* begin *
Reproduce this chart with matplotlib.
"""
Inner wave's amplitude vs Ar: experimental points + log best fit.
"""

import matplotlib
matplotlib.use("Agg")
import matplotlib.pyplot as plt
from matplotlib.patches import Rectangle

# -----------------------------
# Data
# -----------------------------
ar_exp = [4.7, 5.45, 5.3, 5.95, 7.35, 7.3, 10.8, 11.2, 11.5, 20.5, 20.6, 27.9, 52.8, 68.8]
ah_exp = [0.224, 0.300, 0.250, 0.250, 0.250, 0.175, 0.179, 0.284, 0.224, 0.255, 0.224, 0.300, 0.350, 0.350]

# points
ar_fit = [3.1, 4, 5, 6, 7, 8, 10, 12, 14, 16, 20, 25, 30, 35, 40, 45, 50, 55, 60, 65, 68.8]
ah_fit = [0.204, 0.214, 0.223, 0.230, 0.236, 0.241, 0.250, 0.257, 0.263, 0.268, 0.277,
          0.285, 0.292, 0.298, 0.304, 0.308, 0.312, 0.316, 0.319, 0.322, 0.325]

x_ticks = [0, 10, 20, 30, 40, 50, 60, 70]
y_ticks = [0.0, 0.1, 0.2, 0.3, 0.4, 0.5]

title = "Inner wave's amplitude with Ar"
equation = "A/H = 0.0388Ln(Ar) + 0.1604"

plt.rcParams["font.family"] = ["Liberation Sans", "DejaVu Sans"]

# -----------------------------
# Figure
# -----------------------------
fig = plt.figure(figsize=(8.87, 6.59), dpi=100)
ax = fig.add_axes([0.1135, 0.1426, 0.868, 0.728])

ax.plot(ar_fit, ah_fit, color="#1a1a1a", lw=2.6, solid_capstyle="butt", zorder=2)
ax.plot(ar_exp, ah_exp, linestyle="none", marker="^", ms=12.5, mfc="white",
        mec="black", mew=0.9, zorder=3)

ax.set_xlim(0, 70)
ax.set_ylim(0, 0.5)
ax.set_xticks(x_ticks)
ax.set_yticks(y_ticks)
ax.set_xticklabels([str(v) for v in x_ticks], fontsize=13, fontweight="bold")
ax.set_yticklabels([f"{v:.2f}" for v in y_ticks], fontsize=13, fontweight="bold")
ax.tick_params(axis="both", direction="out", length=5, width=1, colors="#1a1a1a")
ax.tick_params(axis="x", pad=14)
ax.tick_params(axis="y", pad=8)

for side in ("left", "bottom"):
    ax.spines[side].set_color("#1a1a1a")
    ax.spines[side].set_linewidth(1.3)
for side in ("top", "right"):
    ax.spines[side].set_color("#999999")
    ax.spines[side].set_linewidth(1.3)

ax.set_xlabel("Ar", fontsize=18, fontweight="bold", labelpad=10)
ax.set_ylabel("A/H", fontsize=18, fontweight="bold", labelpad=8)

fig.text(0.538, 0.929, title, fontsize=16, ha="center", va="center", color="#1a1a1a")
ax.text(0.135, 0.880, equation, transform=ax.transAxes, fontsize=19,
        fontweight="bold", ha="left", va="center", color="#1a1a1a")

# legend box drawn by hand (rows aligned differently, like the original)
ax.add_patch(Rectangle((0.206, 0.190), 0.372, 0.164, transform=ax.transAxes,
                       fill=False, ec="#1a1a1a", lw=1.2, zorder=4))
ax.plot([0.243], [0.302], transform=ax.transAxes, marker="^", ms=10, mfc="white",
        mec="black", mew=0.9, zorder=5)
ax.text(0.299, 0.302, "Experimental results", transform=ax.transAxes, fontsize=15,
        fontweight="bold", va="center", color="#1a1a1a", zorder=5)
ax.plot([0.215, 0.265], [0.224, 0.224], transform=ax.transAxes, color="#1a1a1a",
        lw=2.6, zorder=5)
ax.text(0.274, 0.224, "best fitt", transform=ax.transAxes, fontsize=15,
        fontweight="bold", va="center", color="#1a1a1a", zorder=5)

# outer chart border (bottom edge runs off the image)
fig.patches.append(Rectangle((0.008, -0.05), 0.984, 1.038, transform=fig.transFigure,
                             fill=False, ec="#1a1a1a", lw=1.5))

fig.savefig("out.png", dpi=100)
* end *
* begin *
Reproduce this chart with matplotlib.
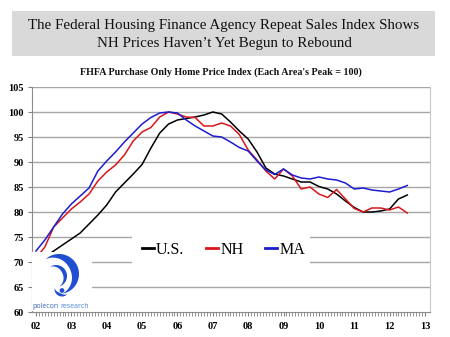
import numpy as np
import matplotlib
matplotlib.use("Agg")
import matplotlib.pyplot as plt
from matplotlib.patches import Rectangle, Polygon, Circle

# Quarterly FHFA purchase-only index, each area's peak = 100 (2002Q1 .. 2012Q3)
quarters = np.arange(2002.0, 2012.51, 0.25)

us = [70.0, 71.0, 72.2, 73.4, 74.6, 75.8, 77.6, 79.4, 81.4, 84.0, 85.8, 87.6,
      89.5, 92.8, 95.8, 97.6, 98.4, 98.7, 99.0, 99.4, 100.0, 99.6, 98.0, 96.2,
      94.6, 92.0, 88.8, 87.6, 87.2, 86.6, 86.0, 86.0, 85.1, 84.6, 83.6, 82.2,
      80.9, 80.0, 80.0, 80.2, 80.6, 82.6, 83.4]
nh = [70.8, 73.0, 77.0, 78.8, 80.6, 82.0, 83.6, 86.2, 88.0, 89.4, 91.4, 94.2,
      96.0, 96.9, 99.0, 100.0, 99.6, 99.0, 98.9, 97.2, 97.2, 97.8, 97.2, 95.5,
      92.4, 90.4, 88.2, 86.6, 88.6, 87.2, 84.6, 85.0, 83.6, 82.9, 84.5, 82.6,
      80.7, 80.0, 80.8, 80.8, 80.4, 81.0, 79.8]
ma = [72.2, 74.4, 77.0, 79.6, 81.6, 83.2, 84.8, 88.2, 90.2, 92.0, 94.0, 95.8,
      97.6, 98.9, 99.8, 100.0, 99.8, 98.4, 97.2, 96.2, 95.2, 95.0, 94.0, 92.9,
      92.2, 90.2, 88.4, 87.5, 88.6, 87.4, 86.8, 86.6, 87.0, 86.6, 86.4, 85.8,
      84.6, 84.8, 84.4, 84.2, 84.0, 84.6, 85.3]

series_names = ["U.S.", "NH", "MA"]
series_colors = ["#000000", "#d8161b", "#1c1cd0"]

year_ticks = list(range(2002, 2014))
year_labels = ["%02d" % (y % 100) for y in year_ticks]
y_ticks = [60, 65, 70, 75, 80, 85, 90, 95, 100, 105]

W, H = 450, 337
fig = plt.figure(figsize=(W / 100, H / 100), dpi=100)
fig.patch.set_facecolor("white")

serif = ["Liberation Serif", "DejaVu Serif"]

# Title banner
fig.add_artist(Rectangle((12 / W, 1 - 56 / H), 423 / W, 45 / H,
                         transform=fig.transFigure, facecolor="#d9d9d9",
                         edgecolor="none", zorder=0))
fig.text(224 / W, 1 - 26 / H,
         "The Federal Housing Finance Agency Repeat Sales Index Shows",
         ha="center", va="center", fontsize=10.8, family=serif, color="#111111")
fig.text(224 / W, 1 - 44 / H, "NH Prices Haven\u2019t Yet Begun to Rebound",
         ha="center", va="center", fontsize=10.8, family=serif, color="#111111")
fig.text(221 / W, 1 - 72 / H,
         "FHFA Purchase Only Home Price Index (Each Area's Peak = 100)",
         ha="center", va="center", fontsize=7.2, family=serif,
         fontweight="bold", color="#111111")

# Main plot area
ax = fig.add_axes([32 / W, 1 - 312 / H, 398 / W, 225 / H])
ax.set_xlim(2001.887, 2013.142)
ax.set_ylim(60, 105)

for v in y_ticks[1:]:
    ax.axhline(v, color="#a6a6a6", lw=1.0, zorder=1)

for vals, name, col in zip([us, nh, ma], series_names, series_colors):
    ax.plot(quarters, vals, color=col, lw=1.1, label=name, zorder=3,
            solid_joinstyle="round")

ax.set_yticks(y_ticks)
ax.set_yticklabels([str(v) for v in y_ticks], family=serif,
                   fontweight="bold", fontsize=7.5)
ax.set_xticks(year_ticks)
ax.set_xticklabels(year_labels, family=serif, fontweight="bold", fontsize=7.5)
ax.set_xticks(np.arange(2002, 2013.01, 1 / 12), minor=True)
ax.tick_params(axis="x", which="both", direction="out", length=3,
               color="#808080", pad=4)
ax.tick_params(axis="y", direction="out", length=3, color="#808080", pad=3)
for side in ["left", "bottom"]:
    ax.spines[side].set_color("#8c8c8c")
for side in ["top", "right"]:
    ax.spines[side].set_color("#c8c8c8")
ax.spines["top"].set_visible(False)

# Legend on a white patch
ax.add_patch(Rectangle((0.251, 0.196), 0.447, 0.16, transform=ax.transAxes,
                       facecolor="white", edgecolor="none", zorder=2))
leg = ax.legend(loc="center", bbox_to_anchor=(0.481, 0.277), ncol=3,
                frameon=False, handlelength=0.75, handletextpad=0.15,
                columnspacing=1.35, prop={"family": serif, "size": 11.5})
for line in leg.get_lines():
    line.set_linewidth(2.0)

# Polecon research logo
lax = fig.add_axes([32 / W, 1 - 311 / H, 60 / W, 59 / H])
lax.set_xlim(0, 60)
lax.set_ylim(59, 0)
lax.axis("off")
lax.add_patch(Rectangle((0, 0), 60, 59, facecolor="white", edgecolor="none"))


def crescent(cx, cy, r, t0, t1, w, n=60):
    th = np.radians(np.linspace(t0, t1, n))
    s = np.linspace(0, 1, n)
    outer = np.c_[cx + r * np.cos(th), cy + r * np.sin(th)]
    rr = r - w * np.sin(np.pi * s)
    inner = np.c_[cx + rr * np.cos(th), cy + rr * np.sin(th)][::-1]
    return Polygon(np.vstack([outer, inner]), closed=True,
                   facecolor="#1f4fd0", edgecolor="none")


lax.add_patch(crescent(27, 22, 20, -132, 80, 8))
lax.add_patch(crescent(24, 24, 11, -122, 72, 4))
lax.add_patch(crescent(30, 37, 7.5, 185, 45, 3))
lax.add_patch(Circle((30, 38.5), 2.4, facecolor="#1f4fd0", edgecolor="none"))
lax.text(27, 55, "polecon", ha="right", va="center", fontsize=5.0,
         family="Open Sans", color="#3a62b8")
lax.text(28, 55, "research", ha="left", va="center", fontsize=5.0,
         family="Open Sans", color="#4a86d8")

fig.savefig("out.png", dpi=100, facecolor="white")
* end *
* begin *
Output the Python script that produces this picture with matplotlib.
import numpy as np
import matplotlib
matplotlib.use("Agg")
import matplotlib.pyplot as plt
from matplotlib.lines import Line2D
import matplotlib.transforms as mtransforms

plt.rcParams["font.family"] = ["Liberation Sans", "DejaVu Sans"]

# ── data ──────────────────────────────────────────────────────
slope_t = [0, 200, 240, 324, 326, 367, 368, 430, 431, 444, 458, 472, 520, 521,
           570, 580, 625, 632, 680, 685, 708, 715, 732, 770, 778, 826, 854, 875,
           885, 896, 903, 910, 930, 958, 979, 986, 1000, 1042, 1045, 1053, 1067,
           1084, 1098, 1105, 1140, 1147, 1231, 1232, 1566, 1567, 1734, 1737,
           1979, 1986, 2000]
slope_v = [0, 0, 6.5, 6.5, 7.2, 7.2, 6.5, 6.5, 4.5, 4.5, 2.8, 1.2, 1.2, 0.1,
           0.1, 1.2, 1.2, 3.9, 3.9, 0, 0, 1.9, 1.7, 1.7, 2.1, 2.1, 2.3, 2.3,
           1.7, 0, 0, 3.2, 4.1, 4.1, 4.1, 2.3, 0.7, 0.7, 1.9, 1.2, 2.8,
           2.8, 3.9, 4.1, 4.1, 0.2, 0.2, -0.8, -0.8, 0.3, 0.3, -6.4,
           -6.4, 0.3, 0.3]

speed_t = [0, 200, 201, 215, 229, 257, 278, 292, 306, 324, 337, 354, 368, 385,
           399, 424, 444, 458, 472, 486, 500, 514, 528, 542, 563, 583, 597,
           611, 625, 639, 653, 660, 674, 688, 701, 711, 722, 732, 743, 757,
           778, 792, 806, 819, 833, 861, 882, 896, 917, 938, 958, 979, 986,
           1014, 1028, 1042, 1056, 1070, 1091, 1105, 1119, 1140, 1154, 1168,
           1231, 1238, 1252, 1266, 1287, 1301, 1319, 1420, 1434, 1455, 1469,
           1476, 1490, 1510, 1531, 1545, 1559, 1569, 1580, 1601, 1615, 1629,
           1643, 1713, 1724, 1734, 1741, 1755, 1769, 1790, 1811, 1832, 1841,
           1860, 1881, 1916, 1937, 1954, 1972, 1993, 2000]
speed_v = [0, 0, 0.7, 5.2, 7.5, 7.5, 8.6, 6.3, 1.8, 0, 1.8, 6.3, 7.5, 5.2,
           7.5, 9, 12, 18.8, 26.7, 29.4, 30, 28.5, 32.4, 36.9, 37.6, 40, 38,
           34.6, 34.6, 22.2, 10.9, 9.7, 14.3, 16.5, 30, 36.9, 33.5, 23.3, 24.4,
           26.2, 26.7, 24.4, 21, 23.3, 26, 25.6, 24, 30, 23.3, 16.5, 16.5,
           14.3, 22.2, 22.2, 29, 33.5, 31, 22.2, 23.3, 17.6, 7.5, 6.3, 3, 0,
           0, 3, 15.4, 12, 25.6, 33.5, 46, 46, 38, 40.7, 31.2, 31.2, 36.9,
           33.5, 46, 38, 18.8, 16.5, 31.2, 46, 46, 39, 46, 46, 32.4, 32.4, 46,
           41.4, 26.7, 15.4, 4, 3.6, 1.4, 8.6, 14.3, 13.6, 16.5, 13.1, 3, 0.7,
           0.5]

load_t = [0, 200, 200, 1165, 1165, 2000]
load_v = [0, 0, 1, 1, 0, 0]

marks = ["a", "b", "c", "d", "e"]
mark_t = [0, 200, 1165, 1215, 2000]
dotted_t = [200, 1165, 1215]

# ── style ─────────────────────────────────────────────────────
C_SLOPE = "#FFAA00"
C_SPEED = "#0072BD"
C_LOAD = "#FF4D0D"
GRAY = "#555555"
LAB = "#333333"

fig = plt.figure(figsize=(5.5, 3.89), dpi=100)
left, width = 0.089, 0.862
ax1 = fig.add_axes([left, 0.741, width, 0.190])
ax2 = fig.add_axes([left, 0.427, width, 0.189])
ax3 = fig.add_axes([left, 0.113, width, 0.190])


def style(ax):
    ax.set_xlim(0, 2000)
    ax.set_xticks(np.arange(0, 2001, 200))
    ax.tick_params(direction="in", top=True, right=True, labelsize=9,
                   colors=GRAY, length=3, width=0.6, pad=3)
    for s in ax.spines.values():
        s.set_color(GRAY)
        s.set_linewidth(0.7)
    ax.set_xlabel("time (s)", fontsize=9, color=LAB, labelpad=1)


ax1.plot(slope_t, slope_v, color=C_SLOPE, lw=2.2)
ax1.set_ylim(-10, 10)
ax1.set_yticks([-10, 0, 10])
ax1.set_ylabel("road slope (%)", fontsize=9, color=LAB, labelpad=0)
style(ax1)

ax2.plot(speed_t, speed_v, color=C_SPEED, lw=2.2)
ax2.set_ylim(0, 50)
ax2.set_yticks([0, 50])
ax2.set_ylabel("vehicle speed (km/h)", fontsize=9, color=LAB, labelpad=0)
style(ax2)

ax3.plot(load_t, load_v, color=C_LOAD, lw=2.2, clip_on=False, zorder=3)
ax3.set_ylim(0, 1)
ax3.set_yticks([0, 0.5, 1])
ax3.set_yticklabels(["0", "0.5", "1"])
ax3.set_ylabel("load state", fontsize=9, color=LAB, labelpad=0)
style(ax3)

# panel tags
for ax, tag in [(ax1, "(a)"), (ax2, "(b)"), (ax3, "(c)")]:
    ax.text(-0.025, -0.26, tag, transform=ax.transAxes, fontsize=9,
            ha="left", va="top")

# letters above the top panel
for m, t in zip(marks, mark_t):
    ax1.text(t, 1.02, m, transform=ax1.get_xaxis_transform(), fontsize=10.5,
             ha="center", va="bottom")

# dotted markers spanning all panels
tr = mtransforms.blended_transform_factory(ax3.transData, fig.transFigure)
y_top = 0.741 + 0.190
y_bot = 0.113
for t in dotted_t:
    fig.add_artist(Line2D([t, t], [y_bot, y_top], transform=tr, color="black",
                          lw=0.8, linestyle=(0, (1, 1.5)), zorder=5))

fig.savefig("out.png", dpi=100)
* end *
#### [Given instruction]
Look through the records above and report how many lines hold the word "with", giving only the number.

#### [Written solution]
4